start
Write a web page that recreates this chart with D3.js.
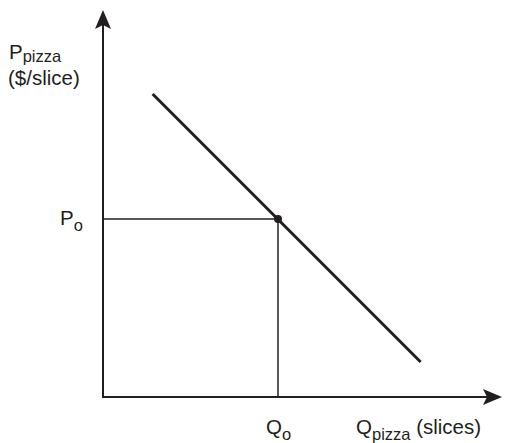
<!DOCTYPE html>
<html>
<head>
<meta charset="utf-8">
<script src="https://cdn.jsdelivr.net/npm/d3@7"></script>
<style>
  html, body { margin: 0; padding: 0; background: #fff; }
  text { font-family: "Liberation Sans", Arial, sans-serif; fill: #231f20; }
</style>
</head>
<body>
<div id="chart"></div>
<script>
// Axis extents (quantity, price) in chart units
const axisQ = [0, 99.75];
const axisP = [0, 96.75];

// Demand line end points
const demandQ = [12.4, 79.4];
const demandP = [75.75, 8.75];

// Equilibrium point (Qo, Po)
const equilibrium = [43.75, 44.5];

// Axis titles: [main, subscript, rest]
const yTitle = ['P', 'pizza', '($/slice)'];
const xTitle = ['Q', 'pizza', ' (slices)'];
const eqLabels = [['P', 'o'], ['Q', 'o']];

const width = 505, height = 443;
const ink = '#231f20';

const svg = d3.select('#chart').append('svg')
  .attr('width', width)
  .attr('height', height);

const x = d3.scaleLinear().domain([0, 100]).range([103, 503]);
const y = d3.scaleLinear().domain([0, 100]).range([397, -3]);

// Guide lines from the equilibrium point to both axes
svg.append('line')
  .attr('x1', x(0)).attr('y1', y(equilibrium[1]))
  .attr('x2', x(equilibrium[0])).attr('y2', y(equilibrium[1]))
  .attr('stroke', ink).attr('stroke-width', 1.5);
svg.append('line')
  .attr('x1', x(equilibrium[0])).attr('y1', y(equilibrium[1]))
  .attr('x2', x(equilibrium[0])).attr('y2', y(0))
  .attr('stroke', ink).attr('stroke-width', 1.5);

// Axes
svg.append('line')
  .attr('x1', x(0)).attr('y1', y(0) + 1)
  .attr('x2', x(0)).attr('y2', y(axisP[1]) + 12)
  .attr('stroke', ink).attr('stroke-width', 2);
svg.append('line')
  .attr('x1', x(0) - 1).attr('y1', y(0))
  .attr('x2', x(axisQ[1]) - 12).attr('y2', y(0))
  .attr('stroke', ink).attr('stroke-width', 2);

// Arrow heads
const tipY = [x(0), y(axisP[1])];
svg.append('path')
  .attr('d', `M${tipY[0]},${tipY[1]} L${tipY[0] + 8},${tipY[1] + 19} L${tipY[0]},${tipY[1] + 15} L${tipY[0] - 8},${tipY[1] + 19} Z`)
  .attr('fill', ink);
const tipX = [x(axisQ[1]), y(0)];
svg.append('path')
  .attr('d', `M${tipX[0]},${tipX[1]} L${tipX[0] - 19},${tipX[1] - 8} L${tipX[0] - 15},${tipX[1]} L${tipX[0] - 19},${tipX[1] + 8} Z`)
  .attr('fill', ink);

// Demand curve
svg.append('line')
  .attr('x1', x(demandQ[0])).attr('y1', y(demandP[0]))
  .attr('x2', x(demandQ[1])).attr('y2', y(demandP[1]))
  .attr('stroke', ink).attr('stroke-width', 3);

// Equilibrium dot
svg.append('circle')
  .attr('cx', x(equilibrium[0])).attr('cy', y(equilibrium[1]))
  .attr('r', 4).attr('fill', ink);

// Labels
function subLabel(px, py, parts, shift, rest) {
  const t = svg.append('text').attr('x', px).attr('y', py).attr('font-size', 20.5);
  t.append('tspan').text(parts[0]);
  t.append('tspan').attr('font-size', 16.5).attr('dy', shift).text(parts[1]);
  if (rest) t.append('tspan').attr('dy', -shift).text(rest);
  return t;
}

// Y axis title
subLabel(9, 59, yTitle, 3);
svg.append('text').attr('x', 8).attr('y', 85).attr('font-size', 20.5).text(yTitle[2]);

// X axis title
subLabel(356, 434, xTitle, 6, xTitle[2]);

// Po and Qo
subLabel(60, y(equilibrium[1]) + 6, eqLabels[0], 6);
subLabel(266, 434, eqLabels[1], 6);
</script>
</body>
</html>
end
Task statement:
Your task is to reproduce all of the material exactly. The pictures stay out.

Written reply:
Write a web page that recreates this chart with D3.js.
<!DOCTYPE html>
<html>
<head>
<meta charset="utf-8">
<script src="https://cdn.jsdelivr.net/npm/d3@7"></script>
<style>
  html, body { margin: 0; padding: 0; background: #fff; }
  text { font-family: "Liberation Sans", Arial, sans-serif; fill: #231f20; }
</style>
</head>
<body>
<div id="chart"></div>
<script>
// Axis extents (quantity, price) in chart units
const axisQ = [0, 99.75];
const axisP = [0, 96.75];

// Demand line end points
const demandQ = [12.4, 79.4];
const demandP = [75.75, 8.75];

// Equilibrium point (Qo, Po)
const equilibrium = [43.75, 44.5];

// Axis titles: [main, subscript, rest]
const yTitle = ['P', 'pizza', '($/slice)'];
const xTitle = ['Q', 'pizza', ' (slices)'];
const eqLabels = [['P', 'o'], ['Q', 'o']];

const width = 505, height = 443;
const ink = '#231f20';

const svg = d3.select('#chart').append('svg')
  .attr('width', width)
  .attr('height', height);

const x = d3.scaleLinear().domain([0, 100]).range([103, 503]);
const y = d3.scaleLinear().domain([0, 100]).range([397, -3]);

// Guide lines from the equilibrium point to both axes
svg.append('line')
  .attr('x1', x(0)).attr('y1', y(equilibrium[1]))
  .attr('x2', x(equilibrium[0])).attr('y2', y(equilibrium[1]))
  .attr('stroke', ink).attr('stroke-width', 1.5);
svg.append('line')
  .attr('x1', x(equilibrium[0])).attr('y1', y(equilibrium[1]))
  .attr('x2', x(equilibrium[0])).attr('y2', y(0))
  .attr('stroke', ink).attr('stroke-width', 1.5);

// Axes
svg.append('line')
  .attr('x1', x(0)).attr('y1', y(0) + 1)
  .attr('x2', x(0)).attr('y2', y(axisP[1]) + 12)
  .attr('stroke', ink).attr('stroke-width', 2);
svg.append('line')
  .attr('x1', x(0) - 1).attr('y1', y(0))
  .attr('x2', x(axisQ[1]) - 12).attr('y2', y(0))
  .attr('stroke', ink).attr('stroke-width', 2);

// Arrow heads
const tipY = [x(0), y(axisP[1])];
svg.append('path')
  .attr('d', `M${tipY[0]},${tipY[1]} L${tipY[0] + 8},${tipY[1] + 19} L${tipY[0]},${tipY[1] + 15} L${tipY[0] - 8},${tipY[1] + 19} Z`)
  .attr('fill', ink);
const tipX = [x(axisQ[1]), y(0)];
svg.append('path')
  .attr('d', `M${tipX[0]},${tipX[1]} L${tipX[0] - 19},${tipX[1] - 8} L${tipX[0] - 15},${tipX[1]} L${tipX[0] - 19},${tipX[1] + 8} Z`)
  .attr('fill', ink);

// Demand curve
svg.append('line')
  .attr('x1', x(demandQ[0])).attr('y1', y(demandP[0]))
  .attr('x2', x(demandQ[1])).attr('y2', y(demandP[1]))
  .attr('stroke', ink).attr('stroke-width', 3);

// Equilibrium dot
svg.append('circle')
  .attr('cx', x(equilibrium[0])).attr('cy', y(equilibrium[1]))
  .attr('r', 4).attr('fill', ink);

// Labels
function subLabel(px, py, parts, shift, rest) {
  const t = svg.append('text').attr('x', px).attr('y', py).attr('font-size', 20.5);
  t.append('tspan').text(parts[0]);
  t.append('tspan').attr('font-size', 16.5).attr('dy', shift).text(parts[1]);
  if (rest) t.append('tspan').attr('dy', -shift).text(rest);
  return t;
}

// Y axis title
subLabel(9, 59, yTitle, 3);
svg.append('text').attr('x', 8).attr('y', 85).attr('font-size', 20.5).text(yTitle[2]);

// X axis title
subLabel(356, 434, xTitle, 6, xTitle[2]);

// Po and Qo
subLabel(60, y(equilibrium[1]) + 6, eqLabels[0], 6);
subLabel(266, 434, eqLabels[1], 6);
</script>
</body>
</html>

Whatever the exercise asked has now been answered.